The Hailstrom is an example where there has been material submitted lately, because it's been required under some of the new judicial oversight or legislation that’s been passed, and they're still not following that down the trail as far as they should. So, we keep pushing and keep educating them, to show them where the alarming parts are, and then you can incorporate that in your letters, or in your public comments, or in your letter to the editor, and it just makes your argument that much better. When you’re a small group or an activist or an individual, don't be afraid to reach out to the professionals. Before Oakland Privacy got going at all, naturally we had to send out SOS calls to EFF, the National Lawyers Guild, ACLU, whoever we could find to help us slow it down.

I remember being asked that question at a panel earlier. ‘When do you call in the muscle? At the finish line or the beginning?’ I think for small groups or individuals, call in the muscle when you can at the beginning. Get them to help you slow it down, to challenge it, to raise awareness, so that you can get your foot in the door and start educating people.

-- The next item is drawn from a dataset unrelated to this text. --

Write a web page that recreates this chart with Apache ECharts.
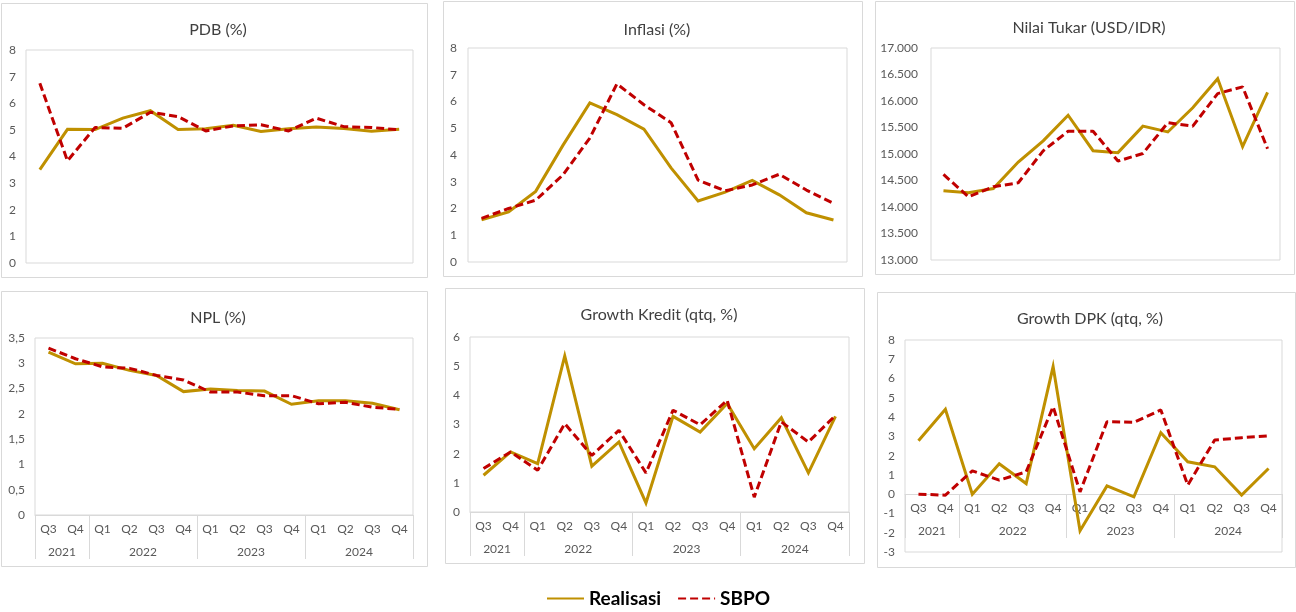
<!DOCTYPE html>
<html>
<head>
<meta charset="utf-8">
<script src="https://cdn.jsdelivr.net/npm/echarts@6/dist/echarts.min.js"></script>
<style>
html,body{margin:0;padding:0;background:#fff;}
#chart{width:1296px;height:612px;}
</style>
</head>
<body>
<div id="chart"></div>
<script>
// ---- Data ----
const quarters = ['Q3','Q4','Q1','Q2','Q3','Q4','Q1','Q2','Q3','Q4','Q1','Q2','Q3','Q4'];
const years = ['2021','2022','2023','2024'];
const yearSpan = [2, 4, 4, 4];
const seriesNames = ['Realisasi', 'SBPO'];

const pdbReal = [3.51, 5.02, 5.01, 5.44, 5.72, 5.01, 5.04, 5.17, 4.94, 5.04, 5.11, 5.05, 4.95, 5.02];
const pdbSbpo = [6.75, 3.84, 5.09, 5.06, 5.66, 5.50, 4.96, 5.15, 5.19, 4.96, 5.44, 5.12, 5.09, 5.00];

const inflReal = [1.58, 1.87, 2.64, 4.35, 5.95, 5.51, 4.97, 3.52, 2.28, 2.61, 3.05, 2.51, 1.84, 1.57];
const inflSbpo = [1.63, 2.00, 2.31, 3.25, 4.63, 6.66, 5.88, 5.21, 3.06, 2.66, 2.88, 3.28, 2.69, 2.19];

const kursReal = [14307, 14269, 14349, 14848, 15247, 15731, 15062, 15026, 15526, 15416, 15873, 16421, 15138, 16162];
const kursSbpo = [14614, 14193, 14382, 14457, 15060, 15430, 15430, 14867, 15010, 15590, 15525, 16140, 16266, 15100];

const nplReal = [3.22, 2.99, 3.00, 2.86, 2.76, 2.44, 2.49, 2.46, 2.45, 2.19, 2.26, 2.26, 2.21, 2.08];
const nplSbpo = [3.30, 3.09, 2.93, 2.90, 2.76, 2.67, 2.43, 2.43, 2.36, 2.36, 2.20, 2.23, 2.13, 2.09];

const kreditReal = [1.26, 2.06, 1.66, 5.35, 1.57, 2.40, 0.31, 3.28, 2.74, 3.72, 2.17, 3.23, 1.34, 3.28];
const kreditSbpo = [1.49, 2.06, 1.43, 3.03, 1.94, 2.80, 1.34, 3.49, 2.99, 3.83, 0.51, 3.09, 2.40, 3.31];

const dpkReal = [2.77, 4.40, 0.00, 1.58, 0.55, 6.62, -1.90, 0.43, -0.14, 3.19, 1.68, 1.42, -0.05, 1.33];
const dpkSbpo = [0.00, -0.05, 1.21, 0.73, 1.16, 4.54, 0.12, 3.76, 3.73, 4.37, 0.47, 2.81, 2.93, 3.03];

const titles = ['PDB (%)', 'Inflasi (%)', 'Nilai Tukar (USD/IDR)', 'NPL (%)', 'Growth Kredit (qtq, %)', 'Growth DPK (qtq, %)'];

// ---- Layout / style ----
const FONT = 'Lato, "Noto Sans", sans-serif';
const GOLD = '#BF9000';
const RED = '#C00000';
const BORDER = '#D9D9D9';
const LABEL = '#595959';

const yearBounds = [0];
yearSpan.forEach(s => yearBounds.push(yearBounds[yearBounds.length - 1] + s));
const yearCenters = yearSpan.map((s, i) => yearBounds[i] + s / 2);

function fmtComma(v){ return String(v).replace('.', ','); }
function fmtThousand(v){ return String(v).replace(/\B(?=(\d{3})+(?!\d))/g, '.'); }

const panels = [
  {frame:[1,3,426,274], title:[213,17], grid:[26,50,387,213], ymin:0, ymax:8, yint:1, margin:10, fmt:null, real:pdbReal, sbpo:pdbSbpo, cat:false},
  {frame:[443,1,419,275], title:[652,17], grid:[468,48,379,214], ymin:0, ymax:8, yint:1, margin:11, fmt:null, real:inflReal, sbpo:inflSbpo, cat:false},
  {frame:[875,1,419,273], title:[1084,15], grid:[931,48,349,212], ymin:13000, ymax:17000, yint:500, margin:13, fmt:fmtThousand, real:kursReal, sbpo:kursSbpo, cat:false},
  {frame:[1,291,426,275], title:[213,305], grid:[35,338,378,177], ymin:0, ymax:3.5, yint:0.5, margin:10, fmt:fmtComma, real:nplReal, sbpo:nplSbpo, cat:true, axOff:0},
  {frame:[445,288,419,275], title:[654,302], grid:[470,337,379,175], ymin:0, ymax:6, yint:1, margin:10, fmt:null, real:kreditReal, sbpo:kreditSbpo, cat:true, axOff:0},
  {frame:[877,292,418,275], title:[1085,306], grid:[905,340,377,212], ymin:-3, ymax:8, yint:1, margin:10, fmt:null, real:dpkReal, sbpo:dpkSbpo, cat:true, axOff:-58}
];

const option = {
  animation: false,
  backgroundColor: '#fff',
  textStyle: {fontFamily: FONT},
  title: [], grid: [], xAxis: [], yAxis: [], series: [],
  graphic: [],
  legend: {
    data: seriesNames,
    left: 541, top: 584,
    itemWidth: 37, itemHeight: 14, itemGap: 16,
    itemStyle: {opacity: 0},
    textStyle: {fontFamily: FONT, fontSize: 19, fontWeight: 'bold', color: '#000'}
  }
};

panels.forEach((p, i) => {
  option.graphic.push({
    type: 'rect', z: -10, silent: true,
    shape: {x: p.frame[0] + 0.5, y: p.frame[1] + 0.5, width: p.frame[2], height: p.frame[3]},
    style: {fill: '#fff', stroke: BORDER, lineWidth: 1}
  });
  option.title.push({
    text: titles[i], left: p.title[0], top: p.title[1], textAlign: 'center',
    textStyle: {fontFamily: FONT, fontSize: 16, fontWeight: 'normal', color: '#404040'}
  });
  option.grid.push({
    left: p.grid[0], top: p.grid[1], width: p.grid[2], height: p.grid[3],
    show: true, borderColor: BORDER, borderWidth: 1, backgroundColor: 'transparent'
  });
  const qIdx = option.xAxis.length;
  option.xAxis.push({
    type: 'category', gridIndex: i, data: quarters, boundaryGap: true,
    show: p.cat, position: 'bottom', offset: p.axOff || 0,
    axisLine: {show: true, onZero: false, lineStyle: {color: BORDER, width: 1}},
    axisTick: {show: false},
    axisLabel: {interval: 0, margin: 8, fontFamily: FONT, fontSize: 12, color: LABEL},
    splitLine: {show: false}
  });
  if (p.cat) {
    option.xAxis.push({
      type: 'value', gridIndex: i, min: 0, max: quarters.length, position: 'bottom', offset: p.axOff || 0,
      axisLine: {show: false, onZero: false},
      axisTick: {show: true, inside: false, length: 44, customValues: yearBounds, lineStyle: {color: BORDER, width: 1}},
      axisLabel: {show: true, margin: 31, customValues: yearCenters, fontFamily: FONT, fontSize: 12, color: LABEL,
        formatter: v => { const k = yearCenters.indexOf(v); return k >= 0 ? years[k] : ''; }},
      splitLine: {show: false}
    });
  }
  option.yAxis.push({
    type: 'value', gridIndex: i, min: p.ymin, max: p.ymax, interval: p.yint,
    axisLine: {show: false}, axisTick: {show: false}, splitLine: {show: false},
    axisLabel: {margin: p.margin, fontFamily: FONT, fontSize: 12, color: LABEL,
      formatter: p.fmt ? (v => p.fmt(v)) : (v => String(v))}
  });
  option.series.push({
    name: seriesNames[0], type: 'line', xAxisIndex: qIdx, yAxisIndex: i,
    data: p.real, symbol: 'none', z: 3,
    lineStyle: {color: GOLD, width: 3, join: 'miter'}, itemStyle: {color: GOLD}
  });
  option.series.push({
    name: seriesNames[1], type: 'line', xAxisIndex: qIdx, yAxisIndex: i,
    data: p.sbpo, symbol: 'none', z: 4,
    lineStyle: {color: RED, width: 3, type: [8, 4]}, itemStyle: {color: RED}
  });
});

const chart = echarts.init(document.getElementById('chart'), null, {renderer: 'canvas'});
chart.setOption(option);
</script>
</body>
</html>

That can give you time to submit public record acts and more time to build a coalition.

It’s been a really beneficial relationship to have local small community groups that can show up and speak on every item, but also to have the big muscle behind you if you need it. It’s been a really good 1-2 combo here in the Bay Area, and there are groups like that all across the U.S. that you can get to help you.

Though initially organized to stop one explicit threat to the privacy and civil rights of their neighbors, Oakland Privacy continues its efforts within Oakland while also supporting neighboring communities. Their model of coalition building, monitoring local council agendas, and mobilizing community support when necessary provides a strong example of how strategic planning and cooperation can prove fruitful in the face of what often feels like overwhelming obstacles and challenges.